## Exercise requirements
Work through the material below line by line and say how many lines include the word "code". Only the number, please.

━━━ Source excerpt

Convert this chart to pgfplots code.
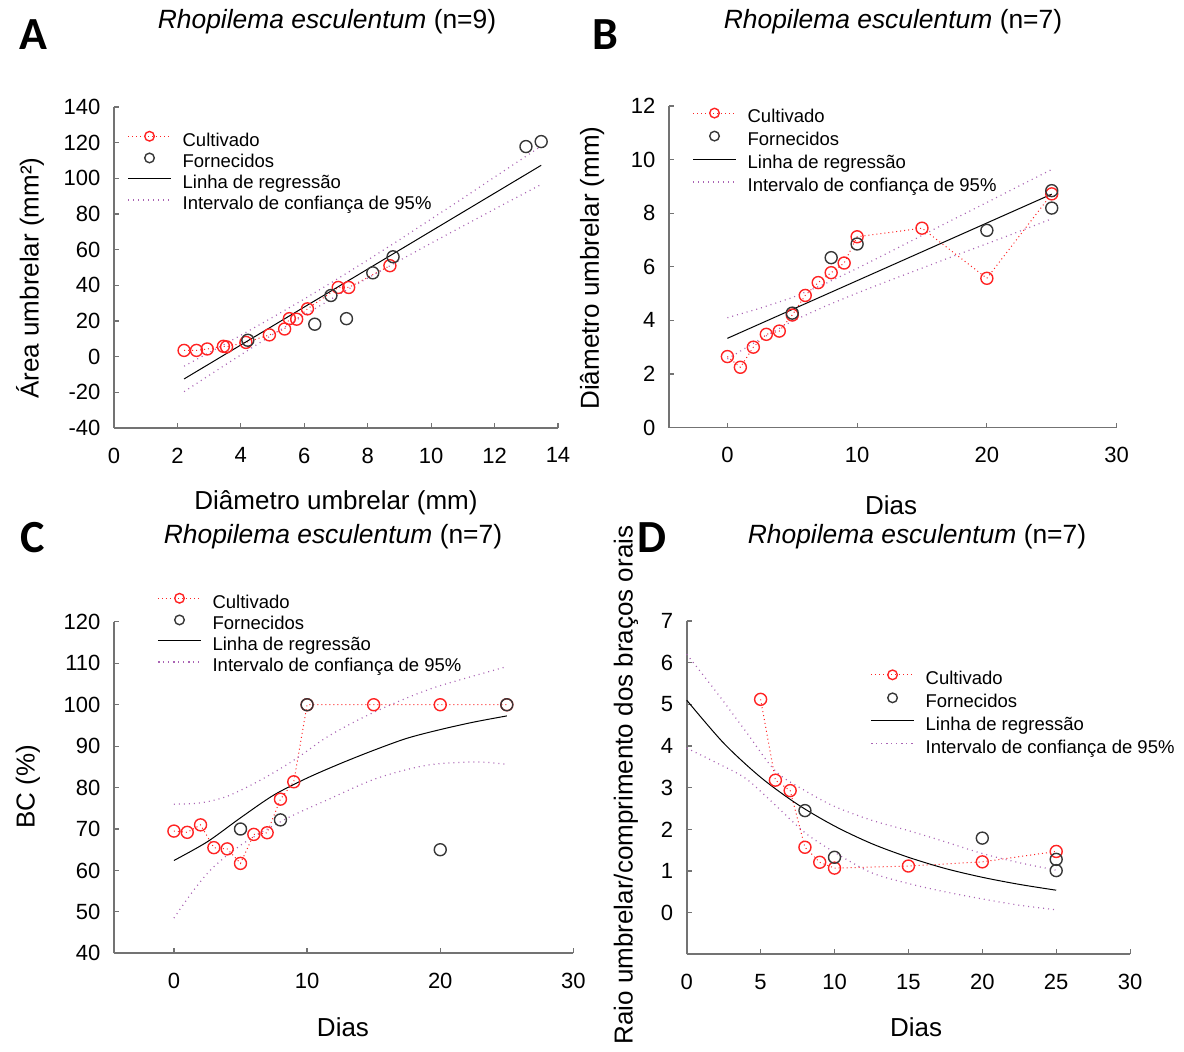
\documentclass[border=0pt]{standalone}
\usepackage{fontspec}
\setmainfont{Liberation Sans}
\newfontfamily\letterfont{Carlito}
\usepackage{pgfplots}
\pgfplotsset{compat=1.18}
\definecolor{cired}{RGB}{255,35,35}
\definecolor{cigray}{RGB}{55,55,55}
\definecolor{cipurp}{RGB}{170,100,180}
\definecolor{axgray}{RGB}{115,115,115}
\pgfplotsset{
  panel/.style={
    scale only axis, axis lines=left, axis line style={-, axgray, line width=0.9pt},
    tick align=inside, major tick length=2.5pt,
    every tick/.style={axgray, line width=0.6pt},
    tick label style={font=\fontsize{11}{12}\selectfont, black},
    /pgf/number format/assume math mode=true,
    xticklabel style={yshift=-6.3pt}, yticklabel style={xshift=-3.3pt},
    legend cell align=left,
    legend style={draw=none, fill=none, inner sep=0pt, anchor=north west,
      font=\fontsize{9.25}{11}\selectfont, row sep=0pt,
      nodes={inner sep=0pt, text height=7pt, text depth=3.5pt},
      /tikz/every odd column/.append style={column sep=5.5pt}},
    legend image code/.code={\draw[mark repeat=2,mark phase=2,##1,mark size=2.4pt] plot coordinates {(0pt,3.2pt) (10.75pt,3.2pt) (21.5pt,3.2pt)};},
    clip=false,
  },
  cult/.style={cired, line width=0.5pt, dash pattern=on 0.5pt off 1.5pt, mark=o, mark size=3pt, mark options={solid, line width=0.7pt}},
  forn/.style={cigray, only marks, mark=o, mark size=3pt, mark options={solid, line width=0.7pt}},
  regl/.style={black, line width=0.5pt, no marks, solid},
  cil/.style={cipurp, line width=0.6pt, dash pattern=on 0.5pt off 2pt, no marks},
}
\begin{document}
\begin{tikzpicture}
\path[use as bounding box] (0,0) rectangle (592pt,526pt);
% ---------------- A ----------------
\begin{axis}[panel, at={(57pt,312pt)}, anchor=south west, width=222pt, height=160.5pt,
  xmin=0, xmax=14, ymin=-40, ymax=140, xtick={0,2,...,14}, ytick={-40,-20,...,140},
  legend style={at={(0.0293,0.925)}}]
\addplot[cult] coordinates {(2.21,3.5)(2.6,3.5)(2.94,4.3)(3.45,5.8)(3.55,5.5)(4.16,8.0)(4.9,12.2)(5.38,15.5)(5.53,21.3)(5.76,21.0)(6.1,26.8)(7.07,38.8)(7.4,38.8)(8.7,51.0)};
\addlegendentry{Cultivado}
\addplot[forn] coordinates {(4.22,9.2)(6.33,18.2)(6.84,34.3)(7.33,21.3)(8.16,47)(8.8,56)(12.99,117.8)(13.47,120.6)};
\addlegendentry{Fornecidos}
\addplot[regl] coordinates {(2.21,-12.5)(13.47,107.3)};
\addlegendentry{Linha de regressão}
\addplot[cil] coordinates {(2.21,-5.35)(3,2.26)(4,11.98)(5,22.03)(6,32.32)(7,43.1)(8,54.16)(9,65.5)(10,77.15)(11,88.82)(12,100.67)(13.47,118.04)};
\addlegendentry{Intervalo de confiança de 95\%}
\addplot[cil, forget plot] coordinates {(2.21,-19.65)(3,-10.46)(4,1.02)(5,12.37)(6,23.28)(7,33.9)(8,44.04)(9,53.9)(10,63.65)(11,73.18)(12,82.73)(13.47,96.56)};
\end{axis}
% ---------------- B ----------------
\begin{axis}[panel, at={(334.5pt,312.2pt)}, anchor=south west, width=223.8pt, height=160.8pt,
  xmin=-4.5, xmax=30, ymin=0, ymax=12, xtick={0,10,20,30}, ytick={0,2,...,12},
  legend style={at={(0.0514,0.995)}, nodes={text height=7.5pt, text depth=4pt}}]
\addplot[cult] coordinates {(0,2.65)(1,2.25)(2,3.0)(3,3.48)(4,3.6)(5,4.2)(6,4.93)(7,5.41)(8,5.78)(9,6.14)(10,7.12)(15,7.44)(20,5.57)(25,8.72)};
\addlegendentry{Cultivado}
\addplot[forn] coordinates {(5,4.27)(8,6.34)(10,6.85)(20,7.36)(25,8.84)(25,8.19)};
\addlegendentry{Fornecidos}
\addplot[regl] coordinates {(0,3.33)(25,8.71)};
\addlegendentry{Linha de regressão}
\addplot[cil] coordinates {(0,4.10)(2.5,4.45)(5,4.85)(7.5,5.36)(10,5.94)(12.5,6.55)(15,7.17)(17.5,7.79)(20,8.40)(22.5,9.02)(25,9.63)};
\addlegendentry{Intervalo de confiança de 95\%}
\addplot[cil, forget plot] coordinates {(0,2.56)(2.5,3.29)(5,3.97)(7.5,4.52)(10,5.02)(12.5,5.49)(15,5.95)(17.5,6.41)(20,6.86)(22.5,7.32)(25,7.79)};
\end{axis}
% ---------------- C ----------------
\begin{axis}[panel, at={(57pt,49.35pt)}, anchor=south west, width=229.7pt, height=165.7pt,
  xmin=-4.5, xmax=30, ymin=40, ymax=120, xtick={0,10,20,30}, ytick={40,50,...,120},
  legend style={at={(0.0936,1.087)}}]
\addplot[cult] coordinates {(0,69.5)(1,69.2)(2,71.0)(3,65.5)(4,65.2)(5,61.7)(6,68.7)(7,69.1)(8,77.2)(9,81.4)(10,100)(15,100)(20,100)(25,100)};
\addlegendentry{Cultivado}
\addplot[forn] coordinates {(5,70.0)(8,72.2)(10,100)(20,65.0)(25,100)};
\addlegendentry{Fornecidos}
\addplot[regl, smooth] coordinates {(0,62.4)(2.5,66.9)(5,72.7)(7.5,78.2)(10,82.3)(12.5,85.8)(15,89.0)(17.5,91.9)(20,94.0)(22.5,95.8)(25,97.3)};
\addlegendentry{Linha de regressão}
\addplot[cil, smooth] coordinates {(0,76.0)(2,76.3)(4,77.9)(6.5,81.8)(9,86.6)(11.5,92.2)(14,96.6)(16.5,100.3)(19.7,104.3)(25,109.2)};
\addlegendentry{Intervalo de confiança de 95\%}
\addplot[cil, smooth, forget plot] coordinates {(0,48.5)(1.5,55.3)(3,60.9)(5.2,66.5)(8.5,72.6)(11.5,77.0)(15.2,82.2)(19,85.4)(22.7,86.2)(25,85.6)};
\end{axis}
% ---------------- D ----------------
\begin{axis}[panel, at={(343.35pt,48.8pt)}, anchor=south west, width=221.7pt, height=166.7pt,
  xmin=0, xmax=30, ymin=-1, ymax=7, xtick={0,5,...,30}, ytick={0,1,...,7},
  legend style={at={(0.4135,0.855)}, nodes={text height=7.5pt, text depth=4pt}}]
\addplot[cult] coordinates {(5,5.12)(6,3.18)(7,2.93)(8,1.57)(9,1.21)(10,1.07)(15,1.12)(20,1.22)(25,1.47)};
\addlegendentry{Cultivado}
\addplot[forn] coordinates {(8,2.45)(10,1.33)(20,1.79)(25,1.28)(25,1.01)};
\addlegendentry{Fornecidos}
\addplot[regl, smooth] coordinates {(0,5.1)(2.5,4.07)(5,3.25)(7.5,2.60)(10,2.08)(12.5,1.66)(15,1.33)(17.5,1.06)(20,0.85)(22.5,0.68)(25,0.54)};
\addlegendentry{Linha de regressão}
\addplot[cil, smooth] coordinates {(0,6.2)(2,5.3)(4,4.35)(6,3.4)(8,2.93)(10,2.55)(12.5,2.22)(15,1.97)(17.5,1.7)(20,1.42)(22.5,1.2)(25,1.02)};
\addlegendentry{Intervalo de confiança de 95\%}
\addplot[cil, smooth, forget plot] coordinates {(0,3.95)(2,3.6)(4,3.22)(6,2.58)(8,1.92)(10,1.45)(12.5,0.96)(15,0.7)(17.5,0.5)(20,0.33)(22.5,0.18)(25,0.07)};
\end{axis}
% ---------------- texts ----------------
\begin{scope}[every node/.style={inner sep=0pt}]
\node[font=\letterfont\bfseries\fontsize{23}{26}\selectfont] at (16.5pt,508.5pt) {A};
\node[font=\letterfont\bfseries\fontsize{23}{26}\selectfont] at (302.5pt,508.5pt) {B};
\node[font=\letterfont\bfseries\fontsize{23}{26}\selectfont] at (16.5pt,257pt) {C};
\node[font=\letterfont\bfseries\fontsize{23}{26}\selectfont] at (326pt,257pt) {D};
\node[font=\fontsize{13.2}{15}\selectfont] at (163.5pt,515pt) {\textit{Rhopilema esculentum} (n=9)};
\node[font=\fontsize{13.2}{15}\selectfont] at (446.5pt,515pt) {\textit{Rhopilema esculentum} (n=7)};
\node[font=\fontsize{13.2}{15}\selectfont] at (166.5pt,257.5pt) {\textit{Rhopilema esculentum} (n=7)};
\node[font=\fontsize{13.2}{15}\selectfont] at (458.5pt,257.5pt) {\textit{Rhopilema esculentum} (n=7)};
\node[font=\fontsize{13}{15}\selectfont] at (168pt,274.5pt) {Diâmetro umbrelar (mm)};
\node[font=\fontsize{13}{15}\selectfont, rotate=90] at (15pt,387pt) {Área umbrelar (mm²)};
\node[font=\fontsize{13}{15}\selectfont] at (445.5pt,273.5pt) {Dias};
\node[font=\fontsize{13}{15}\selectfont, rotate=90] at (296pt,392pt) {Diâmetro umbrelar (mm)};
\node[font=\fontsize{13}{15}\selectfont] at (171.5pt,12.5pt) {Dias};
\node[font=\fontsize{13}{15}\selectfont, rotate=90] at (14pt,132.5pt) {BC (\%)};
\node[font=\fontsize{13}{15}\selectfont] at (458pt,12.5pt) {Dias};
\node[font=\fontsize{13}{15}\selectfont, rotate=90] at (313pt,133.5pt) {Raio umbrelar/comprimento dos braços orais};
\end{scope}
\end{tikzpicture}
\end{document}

━━━━━━

## Solution for this task
2